L’argument est proprement ahurissant. Questionné par les députés qui manifestaient leurs inquiétudes face aux risques que pose l’existence d’une base de données aussi vaste et aussi sensible que le fichier TES (Titres Électroniques Sécurisés), le ministre de l’Intérieur Bernard Cazeneuve a opposé une réflexion franchement consternante pour expliquer qu’il n’y a rien à craindre.
« La meilleure manière d’éviter qu’il y ait un gouvernement d’une autre nature qui ait de mauvaises intentions, c’est de ne pas porter ses suffrages vers ceux qui pourraient avoir des idées pernicieuses ». Traduction : votez pour le Parti socialiste aux prochaines élections !
Ou, à tout le moins, d’élire une formation politique qui a le souci de respecter les institutions de la Ve république, de préserver leur forme républicaine et de ne pas toucher aux acquis de la Constitution au moindre fait divers, à la moindre émotion.
La logique de Bernard Cazeneuve a été rapportée mardi par Regards, alors qu’il répondait aux parlementaires. Elle a de quoi faire sursauter. Comment ne pas voir dans cette petite phrase autre chose qu’une sorte de chantage ? En résumé, la pensée du ministre est de dire : votez pour nous ou pour des gens comme nous pour qu’il n’y ait pas de problème.
Bernard Cazeneuve montre surtout qu’il semble faire un pari sur l’avenir. Un pari qui est dangereux dans le contexte actuel : n’a-t-il pas vu la dérive autoritaire qui a lieu en Hongrie sous la présidence de Viktor Orbán ? Le Brexit réclamé par une partie des Britanniques ? Le choix surprise des Américains pour Donald Trump ? Le fait que le FN représente l’une des principales forces politiques en France ?
Pour le dire autrement, l’Occident est traversé ces dernières années par des logiques de repli sur soi, de rejet de l’autre et d’autoritarisme. La France n’est pas vaccinée face à ces phénomènes. Il suffit de voir le succès qu’a l’extrême droite : il y a une vraie possibilité pour qu’elle puisse obtenir le pouvoir. Improbable ? Tout comme l’a été l’élection de Donald Trump ou la sortie du Royaume-Uni de l’Union européenne, sans doute…
Il vient en effet de reconnaître en filigrane le danger potentiel que porte le fichier TES
« Gouverner, c’est prévoir », disait Emile de Girardin. Gouverner, ce devrait être aussi bien réfléchir aux dispositions législatives et réglementaires que l’on prend car les mandats politiques ne durent qu’un temps.

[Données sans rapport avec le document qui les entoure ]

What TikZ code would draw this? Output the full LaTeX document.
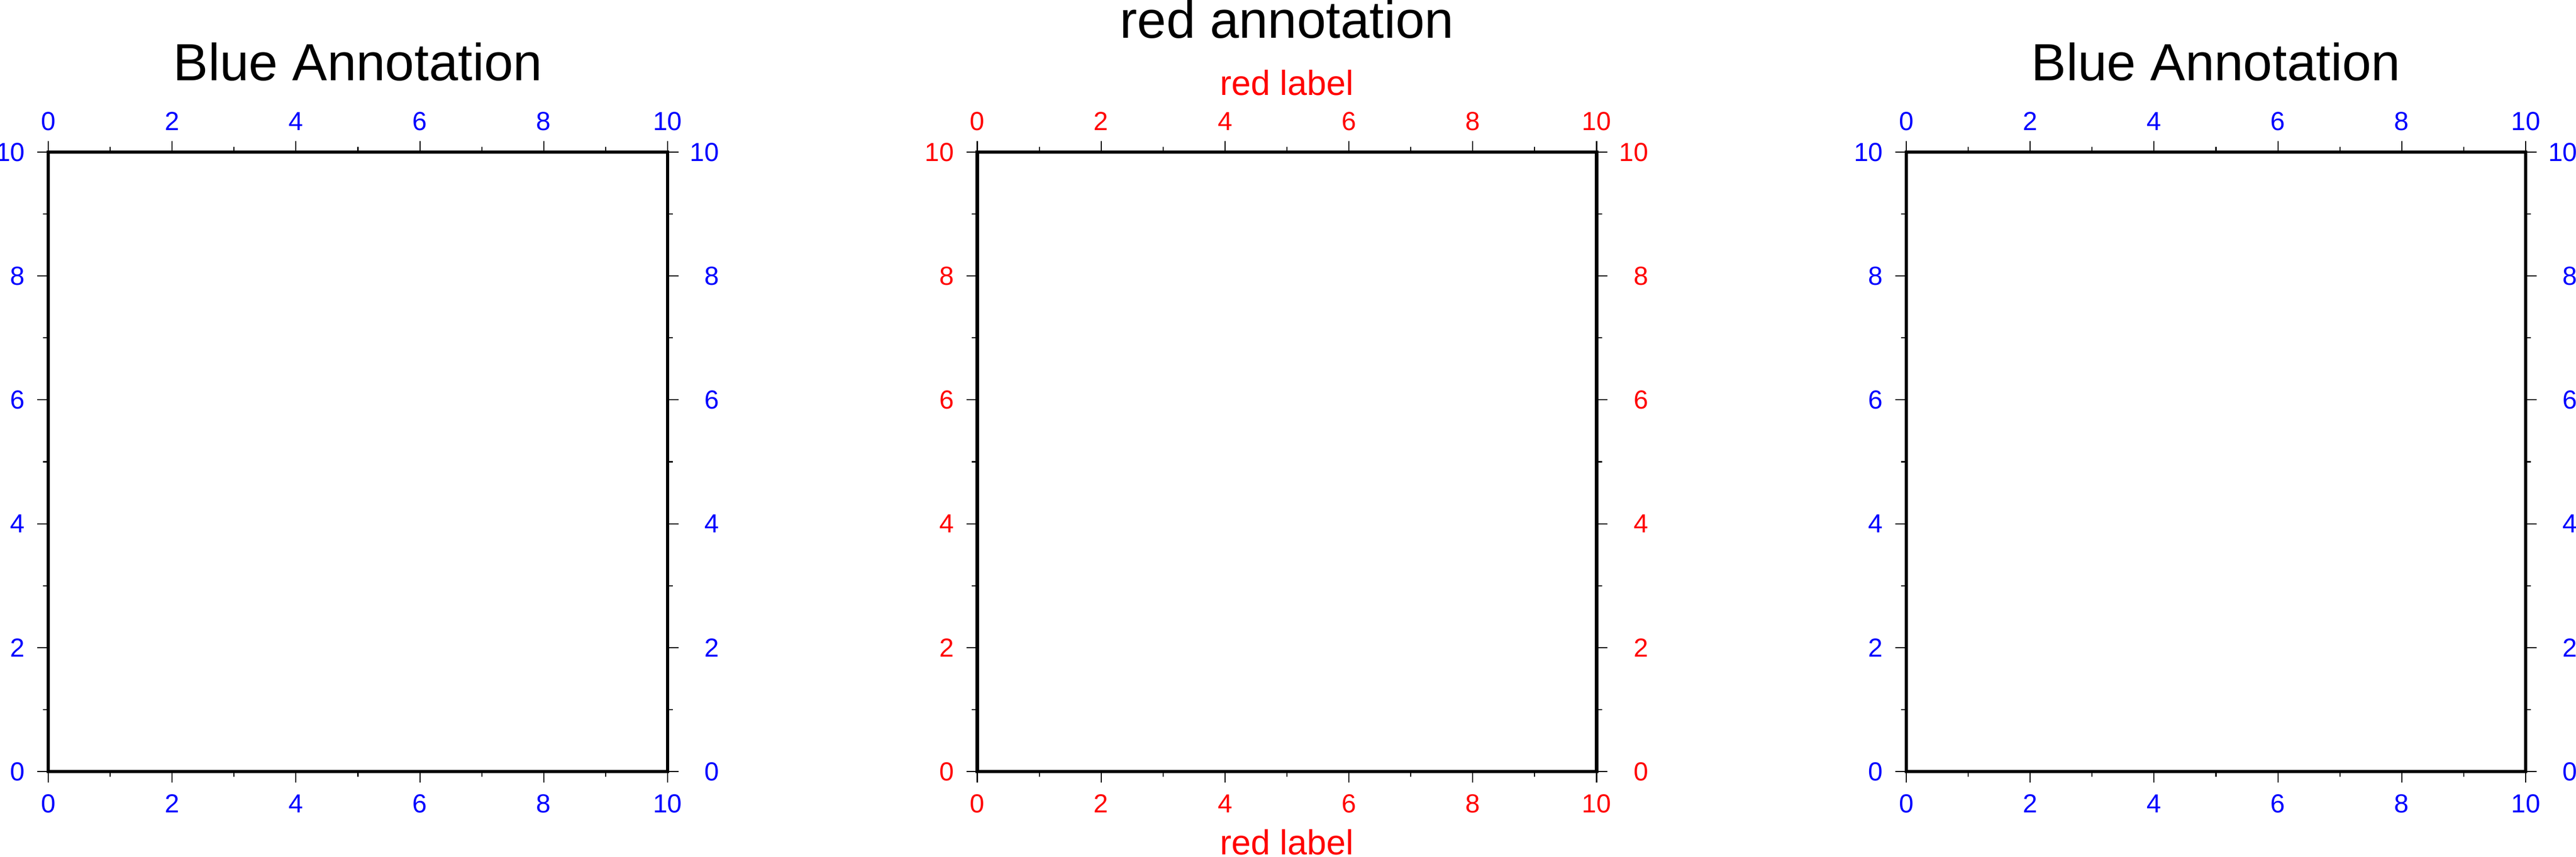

Surtout, la phrase de Bernard Cazeneuve vient contredire toutes ses précédentes déclarations. Il vient en effet de reconnaître en filigrane le danger potentiel que porte le fichier TES. En effet, s’il n’était pas si problématique, le fait de porter sa voix sur tel ou tel mouvement politique constituerait un non-sujet. Ce ne serait ni un rempart en plus pour éviter des dérives ni un feu vert pour détourner le fichier.
La création du fichier TES a été permise par un décret publié au Journal officiel à la toute fin du mois d’octobre. Le gouvernement a ainsi pu éviter la case du débat parlementaire et donc le risque d’une action de certains parlementaires devant le Conseil constitutionnel — le contournement du parlement constitue d’ailleurs l’une des critiques qui sont adressées à l’exécutif.
Face à la polémique, Bernard Cazeneuve a finalement accepté d’en discuter avec les élus mais sans possibilité de voter. Il a en revanche refusé de suspendre la mise en place de ce fichier, mais a promis qu’il tiendrait compte des remarques de la représentation nationale ainsi que de certaines institutions spécialisées (CNIL, ANSSI, CNNUM, DINSIC) pour que la base de données ne pose aucun souci.
Il reste toutefois à vérifier si le fichier pourra effectivement fonctionner. Depuis le début du mois de novembre, trois recours administratifs ont été engagés devant le Conseil d’État. On dénombre celui de l’association La Quadrature du Net, via le collectif des Exégètes Amateurs, l’action du think tank Génération Libre, et celle de la Ligue des droits de l’Homme.